Every year on November 11, the United States commemorates those brave men and women who have served and are still serving in our country’s military with what is officially known as Veteran’s Day (note: the difference between Veteran’s Day and Memorial Day, celebrated in May, is that Memorial Day is for remembering those who died while serving and Veteran’s Day acknowledges all service members, dead or alive).
November 11 is a popular holiday around the world, as well, as it is known elsewhere as Armistice Day or Remembrance Day, marking the anniversary of the signing of the Armistice that ended the First World War. (World War I was formally ended at the 11th hour of the 11th day of the 11th month in 1918 when the Germans signed the Armistice).
The holiday has seen several incarnations, names, and even dates, but the first recognition was under President Woodrow Wilson on November 11, 1919, and it only acknowledged those veterans of World War I. In 1938, Congress made it an official federal holiday and called it Armistice Day.
In 1945, World War II veteran hatched the idea that November 11 should recognize veterans of all wars, not just those of World War I. In that form, recognizing all veterans, dead or alive, of all wars, Congress formalized the holiday on May 26, 1954. Less than a week later, Congress amended the holiday to its current name of Veterans Day.
From 1971 until 1978, Veterans Day was recognized on the fourth Monday of November, but was then moved back to its original, and still current, date of November 11.
Being a federal holiday, most schools and many businesses are closed in observance of the holiday. When the holiday falls on a Sunday, as it does in 2012, there will be many festivities and parades on that Sunday, but the holiday will be on Monday, November 12. Federal workers will be given that Monday as a paid day off, no mail will be delivered, and most non-essential federal government offices will be closed. Free meals will be offered to veterans at many restaurants and fast food chains.
And, of course, a great many cities and towns across the country commemorate the day with a parade and other gala events.
Palm Springs Veterans Day Parade
Since 1988, the City of Palm Springs has proudly presented the Palm Springs Veterans Day Parade. As has been the case for years, Palm Springs is a Regional Site for the Observance of Veterans Day, as designated by the Department of Veteran Affairs.
Assisting in this year’s Veterans Day Parade is Roadshows, Inc., as they have been doing since 2008. The parade will consist of all branches of the United States Military. There will be more than 80 entries and 2,000 participants in the parade, and a crowd in excess of 40,000 is expected to turn out and honor the veterans.

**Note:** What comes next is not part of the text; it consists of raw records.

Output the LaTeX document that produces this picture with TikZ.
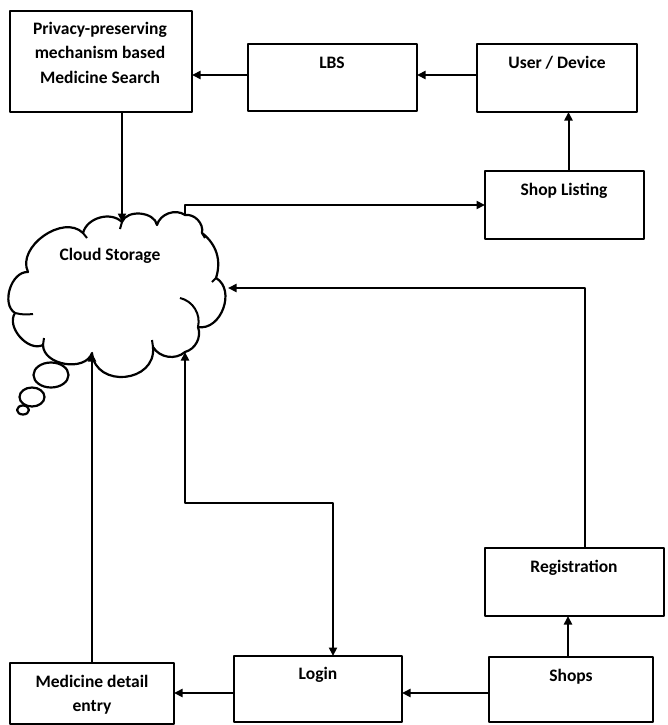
\documentclass[tikz,border=0pt]{standalone}
\usepackage{fontspec}
\setmainfont{Carlito}
\usetikzlibrary{arrows.meta}
\begin{document}
\begin{tikzpicture}[x=1pt,y=-1pt,
  line width=2.2pt, line join=round,
  box/.style={draw, line width=2.2pt, inner sep=0pt, outer sep=0pt, anchor=north west},
  lbl/.style={font=\bfseries\fontsize{17.5}{24.5}\selectfont, align=center, inner sep=0pt},
  arr/.style={-{Triangle[length=8.5pt,width=8pt]}, line width=2pt},
  arrb/.style={{Triangle[length=8.5pt,width=8pt]}-{Triangle[length=8.5pt,width=8pt]}, line width=2pt},
  lobe/.style 2 args={bend left=#1, looseness=#2},
  tick/.style={line width=2pt}
]
\useasboundingbox (0,0) rectangle (667,725);

% boxes
\node[box, minimum width=182pt, minimum height=101pt] (priv) at (10,11) {};
\node[box, minimum width=169pt, minimum height=67pt] (lbs) at (248,44) {};
\node[box, minimum width=160pt, minimum height=68pt] (user) at (477,44) {};
\node[box, minimum width=159pt, minimum height=68pt] (slist) at (485,171) {};
\node[box, minimum width=179pt, minimum height=68pt] (reg) at (485,548) {};
\node[box, minimum width=164pt, minimum height=65pt] (shops) at (489,657) {};
\node[box, minimum width=168pt, minimum height=66pt] (login) at (234,656) {};
\node[box, minimum width=164pt, minimum height=61pt] (med) at (10,663) {};

% labels
\node[lbl, anchor=north] (privT) at (100,21) {Privacy-preserving\\mechanism based\\Medicine Search};
\node[lbl, anchor=base] (lbsT) at (332,68) {LBS};
\node[lbl, anchor=base] (userT) at (557,68) {User / Device};
\node[lbl, anchor=base] (slistT) at (564,195) {Shop Listing};
\node[lbl, anchor=base] (regT) at (574,572) {Registration};
\node[lbl, anchor=base] (shopsT) at (571,681) {Shops};
\node[lbl, anchor=base] (loginT) at (318,679) {Login};
\node[lbl, anchor=north] (medT) at (92,674) {Medicine detail\\entry};
\node[lbl, anchor=base] (cloudT) at (110,260) {Cloud Storage};

% cloud outline points
\coordinate (P1) at (83,233);
\coordinate (P2) at (122,222);
\coordinate (P3) at (157,225);
\coordinate (P4) at (185,215);
\coordinate (P5) at (202,233);
\coordinate (P6) at (216,278);
\coordinate (P7) at (198,327);
\coordinate (P8) at (185,352);
\coordinate (P9) at (153,347);
\coordinate (P10) at (92,353);
\coordinate (P11) at (43,345);
\coordinate (P12) at (15,313);
\coordinate (P13) at (28,272);
\coordinate (Q) at (228,288);

\draw (P1) to[lobe={60}{1}] (P2) to[lobe={75}{1}] (P3) to[lobe={55}{1}] (P4)
  to[lobe={55}{1}] (P5) to[lobe={35}{1}] (P6) to[lobe={80}{1.15}] (P7)
  to[lobe={47}{1}] (P8) to[lobe={50}{1}] (P9) to[lobe={90}{1.5}] (P10)
  to[lobe={80}{1.05}] (P11) to[lobe={75}{1}] (P12) to[lobe={75}{1}] (P13)
  to[lobe={80}{1.05}] (P1) -- cycle;
% inner ticks of the cloud
\draw[tick] (180,298) to[bend left=45] (P7);
\draw[tick] (P12) to[bend right=10] (33,314);
\draw[tick] (P2) -- (120,229);
\draw[tick] (P9) -- (152,340);
\draw[tick] (P1) -- (87,238);
\draw[tick] (P5) -- (205,238);
\draw[tick] (P6) -- (212,282);
\draw[tick] (P11) -- (44,338);

% thought bubbles
\draw (51,375) ellipse [x radius=17.5, y radius=12.5];
\draw (32,397) ellipse [x radius=12.5, y radius=9.5];
\draw (23,410) ellipse [x radius=6, y radius=4.5];

% connectors
\coordinate (ly) at (0,75);
\draw[arr] (user.west |- ly) -- (lbs.east |- ly);
\draw[arr] (lbs.west |- ly) -- (priv.east |- ly);
\draw[arr] (priv.south -| P2) -- (P2);
\draw[arr] ([xshift=4pt]slist.north) -- ([xshift=4pt]slist.north |- user.south);
\draw[arr] (P4) |- (slist.west);
\coordinate (rx) at (585,0);
\draw[arr] (reg.north -| rx) |- (Q);
\draw[arr] ([xshift=-3pt]shops.north) -- ([xshift=-3pt]shops.north |- reg.south);
\coordinate (hy) at (0,693);
\draw[arr] (shops.west |- hy) -- (login.east |- hy);
\draw[arr] (login.west |- hy) -- (med.east |- hy);
\draw[arr] (med.north -| P10) -- (P10);
\coordinate (j1) at (333,503);
\draw[arrb] (P8) |- (j1) -- (j1 |- login.north);
\end{tikzpicture}
\end{document}
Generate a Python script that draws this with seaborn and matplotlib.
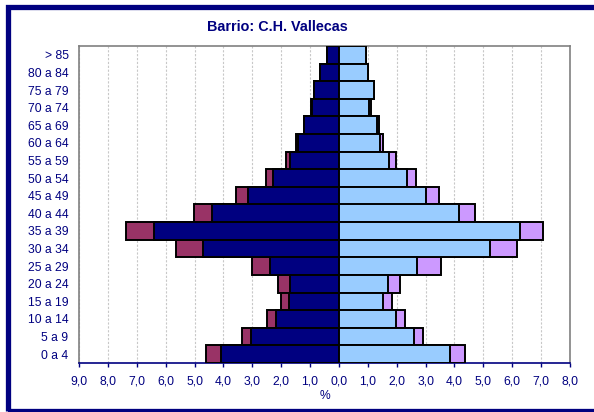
import matplotlib
matplotlib.use("Agg")
import matplotlib.pyplot as plt
import seaborn as sns
import numpy as np
from matplotlib.patches import Rectangle
from matplotlib.ticker import FixedLocator, FuncFormatter

# grupos de edad, de arriba a abajo
edades = ['> 85', '80 a 84', '75 a 79', '70 a 74', '65 a 69', '60 a 64',
          '55 a 59', '50 a 54', '45 a 49', '40 a 44', '35 a 39', '30 a 34',
          '25 a 29', '20 a 24', '15 a 19', '10 a 14', '5 a 9', '0 a 4']

# hombres (%): españoles y total con extranjeros
hombres_esp = [0.43, 0.64, 0.87, 0.93, 1.22, 1.41, 1.68, 2.29, 3.14, 4.38,
               6.42, 4.70, 2.37, 1.71, 1.73, 2.19, 3.03, 4.09]
hombres_tot = [0.43, 0.64, 0.87, 0.97, 1.22, 1.50, 1.85, 2.54, 3.56, 5.01,
               7.37, 5.64, 3.00, 2.10, 2.02, 2.50, 3.34, 4.61]

# mujeres (%): españolas y total con extranjeras
mujeres_esp = [0.93, 1.02, 1.22, 1.05, 1.33, 1.43, 1.75, 2.34, 3.03, 4.16,
               6.26, 5.22, 2.69, 1.69, 1.54, 1.98, 2.61, 3.86]
mujeres_tot = [0.93, 1.02, 1.22, 1.12, 1.39, 1.52, 1.98, 2.66, 3.47, 4.72,
               7.06, 6.17, 3.53, 2.12, 1.83, 2.27, 2.92, 4.38]

ticks_x = list(range(-9, 9))

NAVY = '#000080'
plt.rcParams['font.family'] = ['Liberation Sans', 'DejaVu Sans']

fig = plt.figure(figsize=(5.94, 4.12), dpi=100)
ax = fig.add_axes([79 / 594, 1 - 363 / 412, 491 / 594, 317 / 412])

capas = [
    (-np.array(hombres_tot), '#993366'),
    (-np.array(hombres_esp), NAVY),
    (np.array(mujeres_tot), '#CC99FF'),
    (np.array(mujeres_esp), '#99CCFF'),
]
for valores, color in capas:
    sns.barplot(x=valores, y=edades, order=edades, orient='h', color=color,
                saturation=1, width=1.0, edgecolor='black', linewidth=1.4,
                errorbar=None, ax=ax, zorder=3)

ax.set_xlim(-9, 8)
ax.set_ylim(len(edades) - 0.5, -0.5)
ax.xaxis.set_major_locator(FixedLocator(ticks_x))
ax.xaxis.set_major_formatter(FuncFormatter(lambda v, p: f"{abs(v):.1f}".replace('.', ',')))
ax.grid(axis='x', color='#c8c8c8', linestyle=(0, (2, 1.5)), linewidth=0.8, zorder=0)
ax.set_axisbelow(True)

for lado in ['left', 'top', 'right']:
    ax.spines[lado].set_color('#808080')
    ax.spines[lado].set_linewidth(1.2)
ax.spines['bottom'].set_color(NAVY)
ax.spines['bottom'].set_linewidth(1.2)

ax.tick_params(axis='x', colors=NAVY, labelsize=8.7, length=3, width=1, pad=6)
ax.tick_params(axis='y', colors=NAVY, labelsize=8.7, length=0, pad=7.5)
ax.set_xlabel('%', color=NAVY, fontsize=8.7, labelpad=2)
ax.set_ylabel('')

fig.text(277 / 594, 1 - 27 / 412, 'Barrio: C.H. Vallecas', ha='center', va='center',
         fontsize=10.4, fontweight='bold', color=NAVY)

# marco exterior
fig.patches.append(Rectangle((7.5 / 594, 1.5 / 412), 1.1, 404 / 412,
                             transform=fig.transFigure, fill=False,
                             edgecolor=NAVY, linewidth=3.8, zorder=0))

fig.savefig('out.png', dpi=100)
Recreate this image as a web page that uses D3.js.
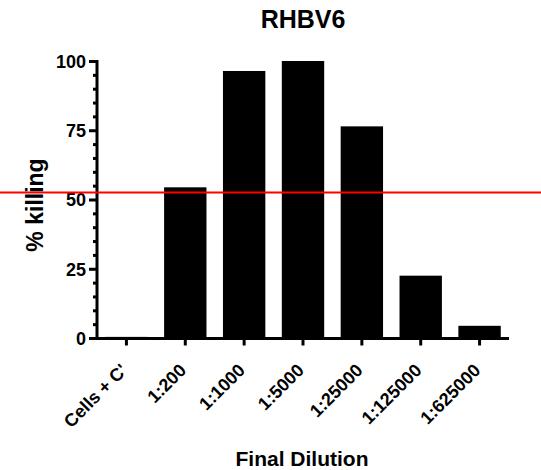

Military bands, veterans organizations, color guards, and area high school marching bands will take part in the parade, which will begin at 3:30 pm in downtown Palm Springs. There will be pre-parade static exhibits as well as a post-parade concert featuring the 1st Marine Division Band from nearby Camp Pendleton. Following the concert will be a fireworks finale downtown at the intersection of Palm Canyon Drive and Amado Road.